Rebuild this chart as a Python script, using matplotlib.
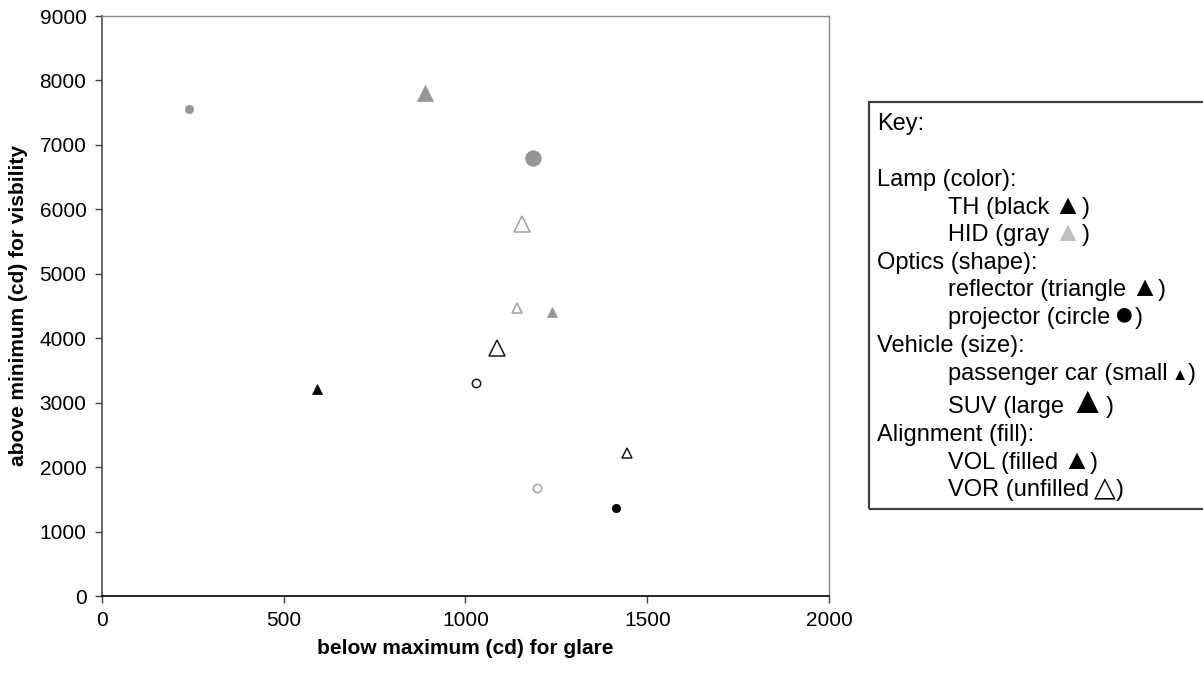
==
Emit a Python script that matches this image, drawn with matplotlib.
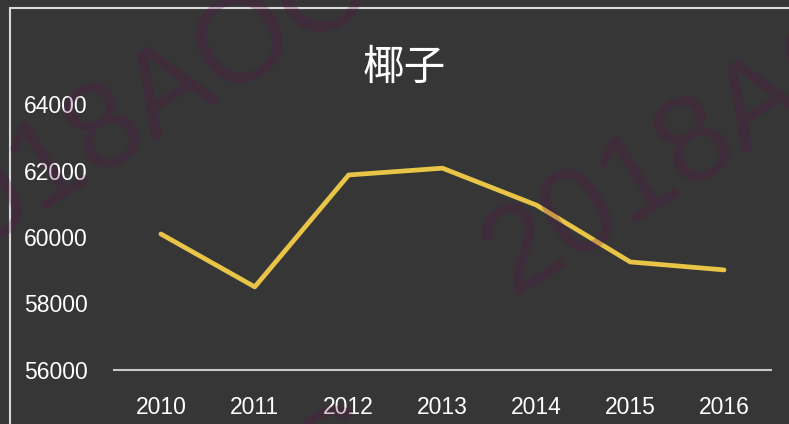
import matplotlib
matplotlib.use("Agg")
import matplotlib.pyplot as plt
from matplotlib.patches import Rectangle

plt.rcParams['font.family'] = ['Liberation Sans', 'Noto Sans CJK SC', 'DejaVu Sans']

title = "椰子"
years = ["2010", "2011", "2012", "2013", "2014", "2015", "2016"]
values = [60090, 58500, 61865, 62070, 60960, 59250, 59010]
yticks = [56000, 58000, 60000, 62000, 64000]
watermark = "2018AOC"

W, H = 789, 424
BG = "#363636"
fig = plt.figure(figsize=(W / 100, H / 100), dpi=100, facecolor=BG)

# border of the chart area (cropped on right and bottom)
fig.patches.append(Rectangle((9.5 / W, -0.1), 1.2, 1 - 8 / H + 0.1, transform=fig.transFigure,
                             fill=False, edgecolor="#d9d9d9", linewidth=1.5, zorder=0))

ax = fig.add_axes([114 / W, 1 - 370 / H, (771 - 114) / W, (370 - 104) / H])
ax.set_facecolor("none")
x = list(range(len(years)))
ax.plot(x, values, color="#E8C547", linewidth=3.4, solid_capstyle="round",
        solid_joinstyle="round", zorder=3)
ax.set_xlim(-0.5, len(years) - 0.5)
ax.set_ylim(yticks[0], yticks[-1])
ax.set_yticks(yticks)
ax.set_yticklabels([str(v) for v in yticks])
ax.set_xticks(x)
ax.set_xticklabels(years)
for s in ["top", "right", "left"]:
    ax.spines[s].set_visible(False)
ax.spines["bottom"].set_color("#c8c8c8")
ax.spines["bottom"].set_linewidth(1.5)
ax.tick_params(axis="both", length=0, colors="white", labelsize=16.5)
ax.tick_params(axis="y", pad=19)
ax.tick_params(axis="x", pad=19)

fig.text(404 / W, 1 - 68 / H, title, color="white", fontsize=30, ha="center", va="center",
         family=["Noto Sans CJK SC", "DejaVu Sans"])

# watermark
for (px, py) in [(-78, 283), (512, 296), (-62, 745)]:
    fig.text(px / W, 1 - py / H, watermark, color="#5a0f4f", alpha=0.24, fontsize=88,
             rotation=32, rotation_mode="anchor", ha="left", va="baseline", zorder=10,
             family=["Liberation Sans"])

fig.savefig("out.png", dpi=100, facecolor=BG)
--
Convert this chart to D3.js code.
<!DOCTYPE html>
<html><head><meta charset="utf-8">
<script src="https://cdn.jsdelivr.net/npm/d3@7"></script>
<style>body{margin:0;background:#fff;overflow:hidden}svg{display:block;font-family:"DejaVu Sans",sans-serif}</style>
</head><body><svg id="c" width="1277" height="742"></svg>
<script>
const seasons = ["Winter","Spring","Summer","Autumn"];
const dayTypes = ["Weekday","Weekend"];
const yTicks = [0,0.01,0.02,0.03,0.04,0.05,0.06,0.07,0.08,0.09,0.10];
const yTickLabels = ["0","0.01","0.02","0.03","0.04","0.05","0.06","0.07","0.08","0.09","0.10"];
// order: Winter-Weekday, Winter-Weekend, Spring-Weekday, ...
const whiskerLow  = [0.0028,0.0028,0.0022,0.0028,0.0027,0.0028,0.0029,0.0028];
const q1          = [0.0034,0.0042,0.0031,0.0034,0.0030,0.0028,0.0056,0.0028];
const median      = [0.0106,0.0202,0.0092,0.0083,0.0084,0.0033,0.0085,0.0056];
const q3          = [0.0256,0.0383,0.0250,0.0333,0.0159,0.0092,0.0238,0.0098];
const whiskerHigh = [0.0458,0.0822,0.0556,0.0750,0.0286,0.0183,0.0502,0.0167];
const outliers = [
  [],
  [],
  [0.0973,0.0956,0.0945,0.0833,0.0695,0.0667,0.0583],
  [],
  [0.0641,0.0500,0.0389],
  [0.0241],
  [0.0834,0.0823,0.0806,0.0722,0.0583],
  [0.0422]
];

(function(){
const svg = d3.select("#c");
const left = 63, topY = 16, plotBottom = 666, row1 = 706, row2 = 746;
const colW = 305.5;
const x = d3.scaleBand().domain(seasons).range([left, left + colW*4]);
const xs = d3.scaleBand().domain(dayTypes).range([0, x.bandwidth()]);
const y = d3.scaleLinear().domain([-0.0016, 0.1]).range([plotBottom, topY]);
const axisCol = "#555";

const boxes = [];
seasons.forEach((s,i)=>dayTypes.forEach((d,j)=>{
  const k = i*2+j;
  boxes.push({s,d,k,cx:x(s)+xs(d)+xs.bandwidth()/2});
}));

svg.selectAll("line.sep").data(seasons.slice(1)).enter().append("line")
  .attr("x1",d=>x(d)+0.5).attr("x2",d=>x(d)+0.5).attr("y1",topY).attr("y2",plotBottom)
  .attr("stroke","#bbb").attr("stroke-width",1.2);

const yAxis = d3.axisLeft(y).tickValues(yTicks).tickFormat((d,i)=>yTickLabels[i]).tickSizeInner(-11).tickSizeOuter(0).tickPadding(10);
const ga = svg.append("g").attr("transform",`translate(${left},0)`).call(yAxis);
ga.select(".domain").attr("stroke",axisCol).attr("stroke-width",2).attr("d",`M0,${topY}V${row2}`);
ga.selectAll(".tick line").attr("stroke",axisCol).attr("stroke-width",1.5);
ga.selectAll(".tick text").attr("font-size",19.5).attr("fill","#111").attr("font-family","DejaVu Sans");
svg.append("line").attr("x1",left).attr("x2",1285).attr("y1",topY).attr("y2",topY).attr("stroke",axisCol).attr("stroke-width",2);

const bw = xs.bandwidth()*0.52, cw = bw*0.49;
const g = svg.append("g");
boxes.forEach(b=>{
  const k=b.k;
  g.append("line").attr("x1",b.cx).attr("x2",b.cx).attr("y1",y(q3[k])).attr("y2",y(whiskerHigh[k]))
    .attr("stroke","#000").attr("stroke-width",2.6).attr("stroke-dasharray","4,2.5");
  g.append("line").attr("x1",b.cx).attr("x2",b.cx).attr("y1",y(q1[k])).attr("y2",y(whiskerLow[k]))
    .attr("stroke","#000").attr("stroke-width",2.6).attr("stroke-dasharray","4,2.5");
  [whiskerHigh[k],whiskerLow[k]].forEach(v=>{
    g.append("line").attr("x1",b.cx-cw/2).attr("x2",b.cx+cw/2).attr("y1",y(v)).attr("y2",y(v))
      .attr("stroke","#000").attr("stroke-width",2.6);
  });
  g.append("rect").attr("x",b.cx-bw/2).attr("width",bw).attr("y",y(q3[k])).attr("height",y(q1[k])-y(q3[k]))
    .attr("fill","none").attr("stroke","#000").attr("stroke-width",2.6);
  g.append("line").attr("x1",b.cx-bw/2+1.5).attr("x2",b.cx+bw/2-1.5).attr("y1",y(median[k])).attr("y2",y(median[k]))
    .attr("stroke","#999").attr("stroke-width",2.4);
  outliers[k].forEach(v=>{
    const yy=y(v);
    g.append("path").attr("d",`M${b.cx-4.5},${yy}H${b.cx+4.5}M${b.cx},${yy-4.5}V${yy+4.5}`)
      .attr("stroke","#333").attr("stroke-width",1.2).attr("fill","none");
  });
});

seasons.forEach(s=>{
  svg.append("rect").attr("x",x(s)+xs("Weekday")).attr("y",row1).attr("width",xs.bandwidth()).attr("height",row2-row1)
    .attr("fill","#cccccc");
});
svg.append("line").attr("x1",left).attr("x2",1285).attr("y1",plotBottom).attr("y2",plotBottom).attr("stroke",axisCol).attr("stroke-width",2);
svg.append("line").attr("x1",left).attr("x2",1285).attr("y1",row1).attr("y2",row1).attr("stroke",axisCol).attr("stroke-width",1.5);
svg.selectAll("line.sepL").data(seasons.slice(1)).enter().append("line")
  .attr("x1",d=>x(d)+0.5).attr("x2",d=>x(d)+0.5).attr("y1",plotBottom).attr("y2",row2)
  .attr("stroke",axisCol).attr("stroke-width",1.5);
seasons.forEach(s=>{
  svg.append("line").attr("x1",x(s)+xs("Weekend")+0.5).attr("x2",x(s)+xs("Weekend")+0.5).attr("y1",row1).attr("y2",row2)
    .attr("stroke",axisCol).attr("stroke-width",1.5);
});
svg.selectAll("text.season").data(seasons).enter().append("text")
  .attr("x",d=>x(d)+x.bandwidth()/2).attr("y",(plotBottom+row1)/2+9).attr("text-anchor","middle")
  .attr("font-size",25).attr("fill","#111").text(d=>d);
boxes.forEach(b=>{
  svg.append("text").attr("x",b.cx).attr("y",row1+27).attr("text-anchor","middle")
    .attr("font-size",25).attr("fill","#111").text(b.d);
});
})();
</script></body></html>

— Required task —
Using the listing above, state the number of lines that hold "matplotlib", with no other text.

— Written solution —
6